* Challenge: Any pictures in the records below must be left out when you repeat the lines from the line containing "What React, TypeScript" through the line containing "Chart.register(...registerables);" exactly.

* Data listing:
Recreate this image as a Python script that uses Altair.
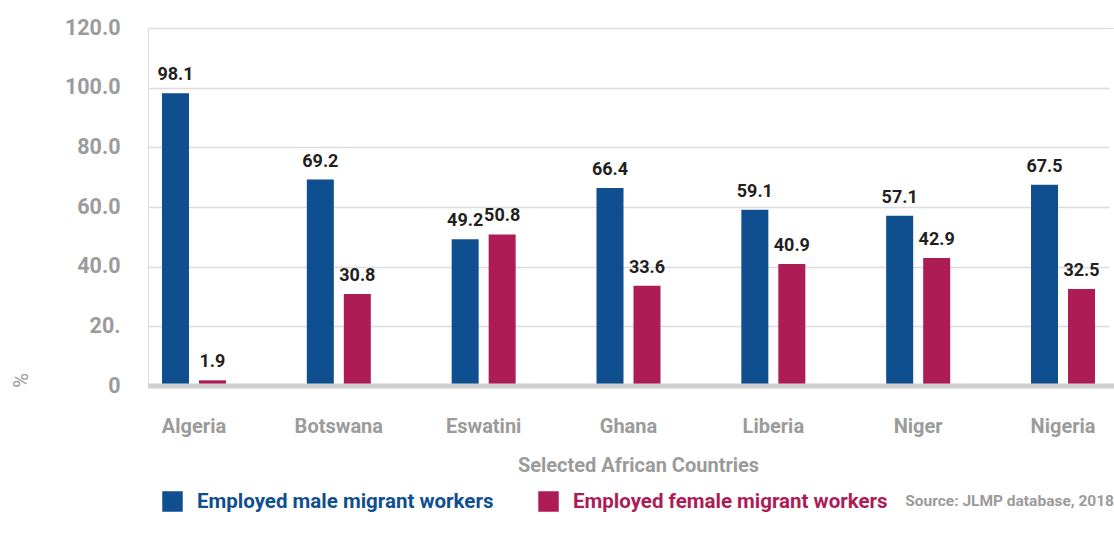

--

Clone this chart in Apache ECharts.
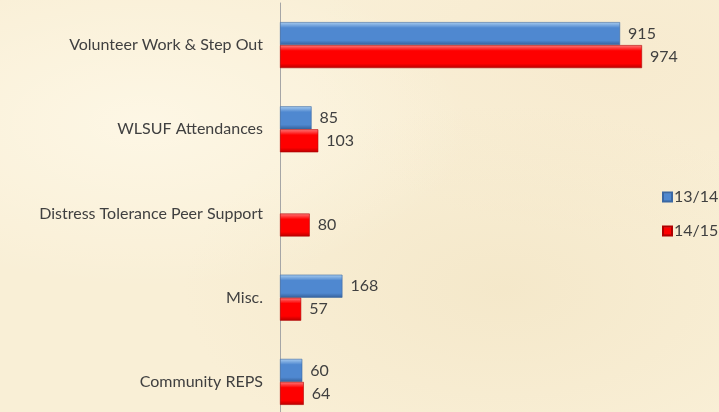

---

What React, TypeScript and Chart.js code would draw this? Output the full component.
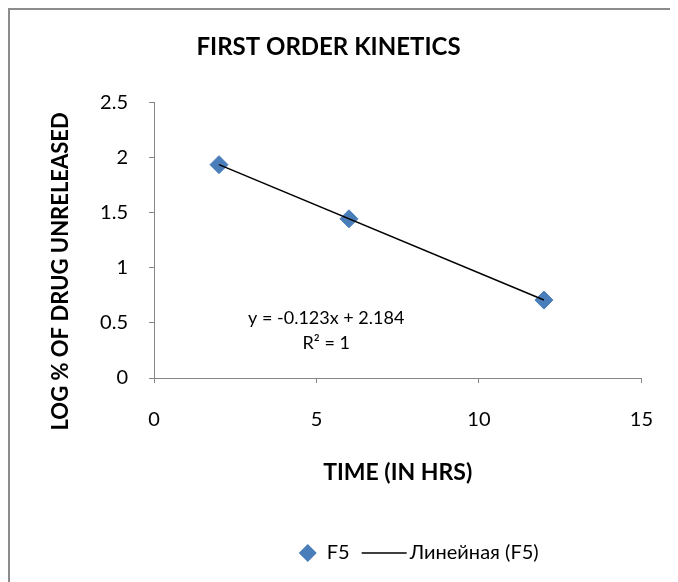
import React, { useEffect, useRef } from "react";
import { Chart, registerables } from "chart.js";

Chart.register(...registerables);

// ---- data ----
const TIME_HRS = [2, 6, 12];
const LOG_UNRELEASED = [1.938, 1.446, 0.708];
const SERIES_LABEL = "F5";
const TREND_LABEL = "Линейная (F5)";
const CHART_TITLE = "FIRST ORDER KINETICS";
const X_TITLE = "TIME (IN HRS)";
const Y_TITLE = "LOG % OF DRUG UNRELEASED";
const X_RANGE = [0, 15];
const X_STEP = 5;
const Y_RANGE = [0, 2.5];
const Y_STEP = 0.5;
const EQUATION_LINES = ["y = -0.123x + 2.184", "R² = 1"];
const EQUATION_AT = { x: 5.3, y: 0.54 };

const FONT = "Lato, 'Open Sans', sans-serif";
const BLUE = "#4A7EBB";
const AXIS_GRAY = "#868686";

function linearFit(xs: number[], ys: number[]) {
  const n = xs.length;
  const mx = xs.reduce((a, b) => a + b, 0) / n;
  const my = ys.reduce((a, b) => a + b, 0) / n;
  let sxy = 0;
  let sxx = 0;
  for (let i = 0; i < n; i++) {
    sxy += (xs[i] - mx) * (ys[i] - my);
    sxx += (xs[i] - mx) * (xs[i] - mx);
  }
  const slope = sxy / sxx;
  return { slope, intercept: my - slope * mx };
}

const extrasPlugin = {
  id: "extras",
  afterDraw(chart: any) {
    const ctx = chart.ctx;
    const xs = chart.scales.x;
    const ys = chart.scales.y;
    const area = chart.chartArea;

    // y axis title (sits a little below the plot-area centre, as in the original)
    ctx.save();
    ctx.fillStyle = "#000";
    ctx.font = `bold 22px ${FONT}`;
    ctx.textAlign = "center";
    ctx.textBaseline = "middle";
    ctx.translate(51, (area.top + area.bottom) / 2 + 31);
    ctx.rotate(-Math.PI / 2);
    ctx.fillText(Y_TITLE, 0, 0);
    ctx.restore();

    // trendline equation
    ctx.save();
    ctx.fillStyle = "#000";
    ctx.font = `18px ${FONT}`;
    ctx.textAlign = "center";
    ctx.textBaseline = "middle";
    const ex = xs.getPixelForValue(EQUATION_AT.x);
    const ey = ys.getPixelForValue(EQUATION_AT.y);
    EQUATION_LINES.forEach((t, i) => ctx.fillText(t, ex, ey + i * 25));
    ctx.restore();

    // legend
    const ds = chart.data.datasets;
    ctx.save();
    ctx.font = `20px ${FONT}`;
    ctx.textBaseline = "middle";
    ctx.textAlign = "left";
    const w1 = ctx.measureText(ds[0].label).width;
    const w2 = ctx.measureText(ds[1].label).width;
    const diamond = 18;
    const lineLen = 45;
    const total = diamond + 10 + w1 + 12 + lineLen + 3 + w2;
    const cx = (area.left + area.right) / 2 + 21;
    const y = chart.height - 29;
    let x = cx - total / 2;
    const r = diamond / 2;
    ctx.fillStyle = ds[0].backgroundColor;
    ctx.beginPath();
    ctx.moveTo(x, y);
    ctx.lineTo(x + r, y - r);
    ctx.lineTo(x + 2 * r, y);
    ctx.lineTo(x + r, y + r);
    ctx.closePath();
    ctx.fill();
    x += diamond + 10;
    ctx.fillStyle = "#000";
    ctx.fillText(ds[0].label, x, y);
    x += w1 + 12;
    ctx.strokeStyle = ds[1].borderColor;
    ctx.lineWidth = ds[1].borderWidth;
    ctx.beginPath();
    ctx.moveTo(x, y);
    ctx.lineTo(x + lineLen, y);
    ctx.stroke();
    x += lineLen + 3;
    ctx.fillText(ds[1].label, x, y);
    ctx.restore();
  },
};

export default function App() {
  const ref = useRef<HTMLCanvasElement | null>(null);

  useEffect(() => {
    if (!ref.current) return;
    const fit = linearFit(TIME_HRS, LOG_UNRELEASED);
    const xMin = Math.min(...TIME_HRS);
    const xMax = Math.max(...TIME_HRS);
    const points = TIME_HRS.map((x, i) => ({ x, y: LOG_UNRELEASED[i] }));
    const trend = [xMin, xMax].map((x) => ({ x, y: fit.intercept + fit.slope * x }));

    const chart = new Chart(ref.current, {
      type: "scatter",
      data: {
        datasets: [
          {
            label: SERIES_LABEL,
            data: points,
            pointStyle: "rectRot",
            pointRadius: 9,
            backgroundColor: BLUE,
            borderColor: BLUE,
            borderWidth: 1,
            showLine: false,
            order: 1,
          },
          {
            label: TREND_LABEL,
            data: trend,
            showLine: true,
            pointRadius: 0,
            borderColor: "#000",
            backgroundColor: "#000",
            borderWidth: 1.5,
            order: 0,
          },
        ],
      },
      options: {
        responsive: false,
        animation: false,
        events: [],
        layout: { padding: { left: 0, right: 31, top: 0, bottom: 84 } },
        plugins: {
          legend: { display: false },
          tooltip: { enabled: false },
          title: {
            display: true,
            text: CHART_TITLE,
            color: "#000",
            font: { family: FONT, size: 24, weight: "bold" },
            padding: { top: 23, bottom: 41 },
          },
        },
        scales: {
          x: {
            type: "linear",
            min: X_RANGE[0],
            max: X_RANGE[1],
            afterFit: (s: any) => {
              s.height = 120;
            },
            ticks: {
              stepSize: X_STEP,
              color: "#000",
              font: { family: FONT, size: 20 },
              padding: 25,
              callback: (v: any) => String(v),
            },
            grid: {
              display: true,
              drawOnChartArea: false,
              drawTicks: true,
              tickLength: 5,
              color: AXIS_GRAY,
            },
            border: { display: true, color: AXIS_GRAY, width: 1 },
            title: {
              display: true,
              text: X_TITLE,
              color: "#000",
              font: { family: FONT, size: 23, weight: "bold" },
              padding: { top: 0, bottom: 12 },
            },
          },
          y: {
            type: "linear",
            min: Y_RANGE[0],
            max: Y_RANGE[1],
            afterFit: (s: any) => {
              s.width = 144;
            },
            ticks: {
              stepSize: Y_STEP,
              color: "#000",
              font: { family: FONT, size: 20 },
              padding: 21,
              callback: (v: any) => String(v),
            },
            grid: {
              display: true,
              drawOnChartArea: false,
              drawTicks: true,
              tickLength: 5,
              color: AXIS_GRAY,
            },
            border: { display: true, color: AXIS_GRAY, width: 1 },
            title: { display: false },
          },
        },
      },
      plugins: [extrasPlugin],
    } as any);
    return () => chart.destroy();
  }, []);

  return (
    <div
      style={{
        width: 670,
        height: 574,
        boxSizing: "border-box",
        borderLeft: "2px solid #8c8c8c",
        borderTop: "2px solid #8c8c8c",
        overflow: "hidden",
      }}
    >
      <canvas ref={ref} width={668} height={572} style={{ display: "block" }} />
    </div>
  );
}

* Output for this task:
What React, TypeScript and Chart.js code would draw this? Output the full component.
import React, { useEffect, useRef } from "react";
import { Chart, registerables } from "chart.js";

Chart.register(...registerables);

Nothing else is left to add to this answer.